Из дневника Антонины Петровны Мишенковой:
«Стала расти трава. Я ходила по тротуарным плиточкам и в их щелях собирала щавель с острыми узкими листочками; лебеду, вкус которой отлично помню и до сих пор. Лепёшки из лебеды жарили прямо на «буржуйке». Без масла, конечно. Тюря из кусочков хлеба в солёной воде казалась пищей богов. Потом появилась лимонная кислота, которая и помогла нам бороться с цингой. Пытаясь заполнить пустой желудок, воды с кислотой пили страшное количество.
А в августе всем женщинам с двумя и более детьми предложили эвакуироваться. Уже на вокзале нам на троих дали кирпичик хлеба и кастрюльку жидкой манной каши. Тогда этого было достаточно, чтобы сделать нас счастливыми».

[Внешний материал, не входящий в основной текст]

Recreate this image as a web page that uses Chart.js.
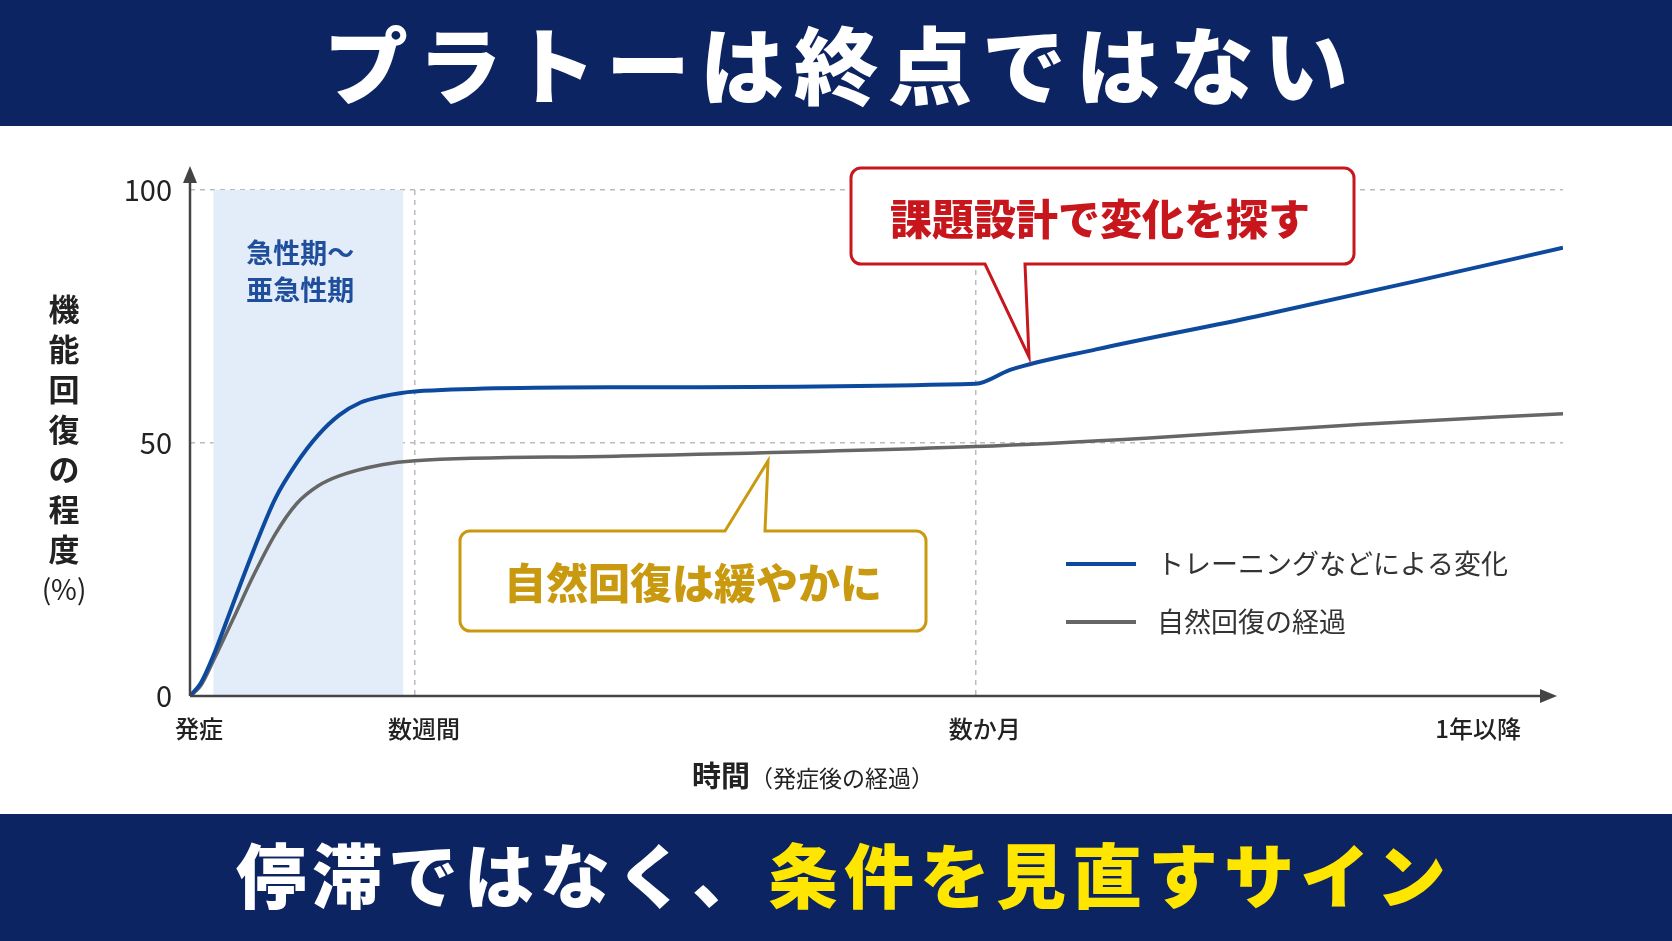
<!DOCTYPE html>
<html><head><meta charset="utf-8">
<script src="https://cdn.jsdelivr.net/npm/chart.js@4"></script>
<style>html,body{margin:0;padding:0;background:#fff}#w{width:1672px;height:941px}</style>
</head><body><div id="w"><canvas id="c"></canvas></div>
<script>
const title = "プラトーは終点ではない";
const footerWhite = "停滞ではなく、";
const footerYellow = "条件を見直すサイン";
const xTickValues = [0, 211, 737, 1200];
const xTickLabels = ["発症", "数週間", "数か月", "1年以降"];
const yTickValues = [0, 50, 100];
const trainX = [0, 10, 22, 40, 60, 80, 100, 120, 140, 160, 180, 211, 400, 737, 770, 850, 1000, 1150, 1288];
const trainY = [0, 2.5, 8, 18, 29, 39, 46, 51.5, 55.5, 58, 59.2, 60.2, 61, 61.7, 64.5, 68.5, 75, 82, 88.6];
const naturalX = [0, 10, 22, 40, 60, 80, 100, 120, 140, 180, 211, 400, 737, 900, 1100, 1288];
const naturalY = [0, 2, 7, 15, 24, 32, 38, 41.5, 43.5, 45.7, 46.5, 47.4, 49.3, 51, 53.7, 55.8];
const seriesNames = ["トレーニングなどによる変化", "自然回復の経過"];
const phase = [22, 200];
const phaseLabel = ["急性期～", "亜急性期"];
const yTitle = ["機","能","回","復","の","程","度","(%)"];
const F = '"Noto Sans CJK JP", sans-serif';
const BLUE = "#0d4a9e", GRAY = "#666666", NAVY = "#0c2461";

function pts(xs, ys){ return xs.map((x,i)=>({x, y: ys[i]})); }

function box(ctx, x, y, w, h, r, tip, color){
  ctx.beginPath();
  ctx.moveTo(x+r, y);
  if (tip.side==="top"){ ctx.lineTo(tip.a, y); ctx.lineTo(tip.tx, tip.ty); ctx.lineTo(tip.b, y); }
  ctx.lineTo(x+w-r, y); ctx.arcTo(x+w, y, x+w, y+r, r);
  ctx.lineTo(x+w, y+h-r); ctx.arcTo(x+w, y+h, x+w-r, y+h, r);
  if (tip.side==="bottom"){ ctx.lineTo(tip.b, y+h); ctx.lineTo(tip.tx, tip.ty); ctx.lineTo(tip.a, y+h); }
  ctx.lineTo(x+r, y+h); ctx.arcTo(x, y+h, x, y+h-r, r);
  ctx.lineTo(x, y+r); ctx.arcTo(x, y, x+r, y, r);
  ctx.closePath();
  ctx.fillStyle="#fff"; ctx.fill();
  ctx.lineWidth=3; ctx.strokeStyle=color; ctx.stroke();
}

const deco = {
  id:"deco",
  beforeDatasetsDraw(ch){
    const {ctx, scales:{x,y}} = ch;
    ctx.save();
    ctx.fillStyle="#e3edf9";
    ctx.fillRect(x.getPixelForValue(phase[0]), y.getPixelForValue(100), x.getPixelForValue(phase[1])-x.getPixelForValue(phase[0]), y.getPixelForValue(0)-y.getPixelForValue(100));
    ctx.fillStyle="#1f4e9c"; ctx.font="bold 27px "+F; ctx.textAlign="center"; ctx.textBaseline="middle";
    const cx=(x.getPixelForValue(phase[0])+x.getPixelForValue(phase[1]))/2-8;
    ctx.fillText(phaseLabel[0], cx, 253); ctx.fillText(phaseLabel[1], cx, 290);
    ctx.restore();
  },
  afterDraw(ch){
    const {ctx, scales:{x,y}} = ch;
    const W=ch.width;
    ctx.save();
    ctx.fillStyle=NAVY; ctx.fillRect(0,0,W,126); ctx.fillRect(0,814,W,127);
    ctx.textBaseline="middle"; ctx.textAlign="center";
    ctx.fillStyle="#fff"; ctx.font="900 84px "+F;
    ctx.letterSpacing="10px";
    ctx.fillText(title, W/2+5, 66);
    ctx.font="900 70px "+F;
    ctx.letterSpacing="6px";
    const w1=ctx.measureText(footerWhite).width, w2=ctx.measureText(footerYellow).width;
    const sx=W/2-(w1+w2)/2+8;
    ctx.textAlign="left";
    ctx.fillText(footerWhite, sx, 876);
    ctx.fillStyle="#ffe600"; ctx.fillText(footerYellow, sx+w1, 876);
    ctx.letterSpacing="0px";
    const x0=x.getPixelForValue(0), y0=y.getPixelForValue(0);
    ctx.strokeStyle="#444"; ctx.fillStyle="#444"; ctx.lineWidth=2.5;
    ctx.beginPath(); ctx.moveTo(x0,y0); ctx.lineTo(1545,y0); ctx.moveTo(x0,y0); ctx.lineTo(x0,178); ctx.stroke();
    ctx.beginPath(); ctx.moveTo(1557,y0); ctx.lineTo(1540,y0-7); ctx.lineTo(1540,y0+7); ctx.fill();
    ctx.beginPath(); ctx.moveTo(x0,166); ctx.lineTo(x0-7,183); ctx.lineTo(x0+7,183); ctx.fill();
    ctx.fillStyle="#222"; ctx.textAlign="center";
    yTitle.forEach((c,i)=>{ ctx.font=(i<7?"bold 31px ":"28px ")+F; ctx.fillText(c, 64, 309+i*40); });
    ctx.font="bold 29px "+F; const t1="時間"; const t2="（発症後の経過）";
    const a=ctx.measureText(t1).width; ctx.font="23px "+F; const b=ctx.measureText(t2).width;
    ctx.textAlign="left"; ctx.font="bold 29px "+F; ctx.fillText(t1, 813-(a+b)/2, 776);
    ctx.font="23px "+F; ctx.fillText(t2, 813-(a+b)/2+a, 778);
    box(ctx, 851,168,503,96,10,{side:"bottom",a:985,b:1025,tx:1029,ty:357},"#c8161d");
    ctx.fillStyle="#c8161d"; ctx.font="900 42px "+F; ctx.textAlign="center"; ctx.fillText("課題設計で変化を探す", 1100, 219);
    box(ctx, 460,531,466,100,10,{side:"top",a:725,b:765,tx:768,ty:461},"#c99a10");
    ctx.fillStyle="#c99a10"; ctx.fillText("自然回復は緩やかに", 693, 583);
    ctx.lineWidth=4;
    [[BLUE,564],[GRAY,622]].forEach(([c,yy],i)=>{
      ctx.strokeStyle=c; ctx.beginPath(); ctx.moveTo(1066,yy); ctx.lineTo(1136,yy); ctx.stroke();
      ctx.fillStyle="#333"; ctx.font="27px "+F; ctx.textAlign="left"; ctx.fillText(seriesNames[i], 1157, yy);
    });
    ctx.restore();
  }
};

new Chart(document.getElementById("c"), {
  type:"line",
  data:{datasets:[
    {label:seriesNames[0], data:pts(trainX,trainY), borderColor:BLUE, borderWidth:4, pointRadius:0, cubicInterpolationMode:"monotone"},
    {label:seriesNames[1], data:pts(naturalX,naturalY), borderColor:GRAY, borderWidth:3.5, pointRadius:0, cubicInterpolationMode:"monotone"}
  ]},
  options:{
    responsive:true, maintainAspectRatio:false, animation:false,
    layout:{padding:{top:190,right:109,left:0,bottom:0}},
    plugins:{legend:{display:false}, tooltip:{enabled:false}},
    scales:{
      x:{type:"linear", min:0, max:1288,
        afterBuildTicks:s=>{s.ticks=xTickValues.map(v=>({value:v}));},
        afterFit:s=>{s.height=245;},
        ticks:{callback:(v)=>xTickLabels[xTickValues.indexOf(v)], color:"#222", font:{family:F,size:24,weight:"500"}, maxRotation:0, padding:18, labelOffset:9},
        grid:{drawTicks:false, color:c=>(c.tick&&(c.tick.value===211||c.tick.value===737))?"#bbb":"transparent", lineWidth:1.5},
        border:{display:false, dash:[5,5]}},
      y:{min:0, max:100,
        afterBuildTicks:s=>{s.ticks=yTickValues.map(v=>({value:v}));},
        afterFit:s=>{s.width=190;},
        ticks:{color:"#222", font:{family:F,size:29}, padding:18},
        grid:{drawTicks:false, color:c=>(c.tick&&c.tick.value>0)?"#bbb":"transparent", lineWidth:1.5},
        border:{display:false, dash:[5,5]}}
    }
  },
  plugins:[deco]
});
</script></body></html>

После эвакуации семья вернулась в Ленинград, но их комната была занята. Ольгу Васильевну вновь приняли на водопроводную станцию и дали место в общежитии, где вдова с двумя детьми ютилась, пока ей не дали комнату-шкаф в доме во дворе-колодце на Херсонской улице. Но после всех скитаний и этот угол показался сёстрам волшебным дворцом.
Став взрослыми, Люся, Людмила Петровна, стала кондитером, а Тося, Антонина Петровна, тридцать лет работала в Ботаническом саду. В многоэтажке на аллее Поликарпова в Петербурге у 82-летней старушки сегодня самый красивый балкон. С весны до осени она ухаживает за маленьким садиком, в котором растут анютины глазки, львиный зев и душистый горошек.
В ленинградском мартирологе «Блокада 1941-1944» - памятнике нашей Великой Скорби, как говорится в предисловии к книге, среди сотен имен два имени имеют непосредственное отношение к моей семье: Варлаам Залётов и Пётр Мишенков.
Всего же в этой скорбной книге - более шестисот тысяч имен. В День начала ленинградской блокады 8 сентября мы вспоминаем их всех. Потому что это наша великая боль.